The square root of 8 (\(\sqrt{8}\)) is not a rational number. This value belongs to the category of irrational numbers, which are numbers that cannot be represented as a simple fraction of two integers. Understanding this classification requires looking at the fundamental differences between the two main types of real numbers.
Defining Rational and Irrational Numbers
A rational number is defined as any number that can be expressed as the ratio of two integers, \(p\) and \(q\), where \(q\) is not zero. The word “rational” comes from “ratio,” signifying this comparison between two whole numbers. In decimal form, rational numbers either terminate or repeat in a predictable pattern.
Irrational numbers are real numbers that cannot be written as a simple fraction of two integers. Their decimal expansions are non-terminating and non-repeating, meaning the sequence of digits continues forever without any cyclical pattern. Examples include the number pi (\(\pi\)) and square roots of numbers that are not perfect squares.
Analyzing the Square Root of 8
To analyze the square root of 8, it is helpful to simplify the expression by looking for perfect square factors within the number 8. Since 8 can be factored into \(4 \times 2\), where 4 is a perfect square, \(\sqrt{8}\) simplifies to \(2\sqrt{2}\).
The number 2 in the simplified expression \(2\sqrt{2}\) is a rational number. The rationality of the entire expression, however, depends entirely on the nature of \(\sqrt{2}\). The product of any non-zero rational number and an irrational number is always irrational.

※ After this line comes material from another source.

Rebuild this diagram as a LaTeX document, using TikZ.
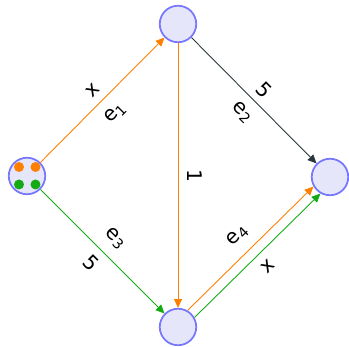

If \(2\sqrt{2}\) were rational, dividing it by the rational number 2 would imply that \(\sqrt{2}\) itself is rational. This is a contradiction because \(\sqrt{2}\) is a known irrational number. Therefore, since \(\sqrt{2}\) is irrational, the product \(2\sqrt{2}\), or \(\sqrt{8}\), must also be irrational.
Why Non-Perfect Square Roots Are Irrational
The irrationality of \(\sqrt{2}\) is the key to understanding why \(\sqrt{8}\) is irrational. Historically, the discovery of \(\sqrt{2}\) demonstrated that not all lengths could be expressed as a ratio of two integers. The proof of its irrationality uses a method called proof by contradiction.
This method starts by assuming \(\sqrt{2}\) can be written as a fraction \(p/q\) in simplest terms, where \(p\) and \(q\) are integers with no common factors. Squaring both sides of the equation leads to \(2 = p^2/q^2\), or \(2q^2 = p^2\). This shows that \(p^2\) must be an even number, and if \(p^2\) is even, \(p\) itself must also be even.
If \(p\) is even, it can be written as \(2k\) for some integer \(k\). Substituting \(2k\) back into the equation yields \(2q^2 = (2k)^2\), which simplifies to \(2q^2 = 4k^2\). Dividing by 2 results in \(q^2 = 2k^2\), proving that \(q^2\) is also an even number. Consequently, \(q\) must be even as well.
The logical contradiction arises because the initial assumption was that the fraction \(p/q\) was in its simplest form, meaning \(p\) and \(q\) had no common factors. Since the proof shows that both \(p\) and \(q\) are even, they share a common factor of 2. Because the initial assumption leads to a contradiction, it must be false, confirming that \(\sqrt{2}\) cannot be written as a simple fraction.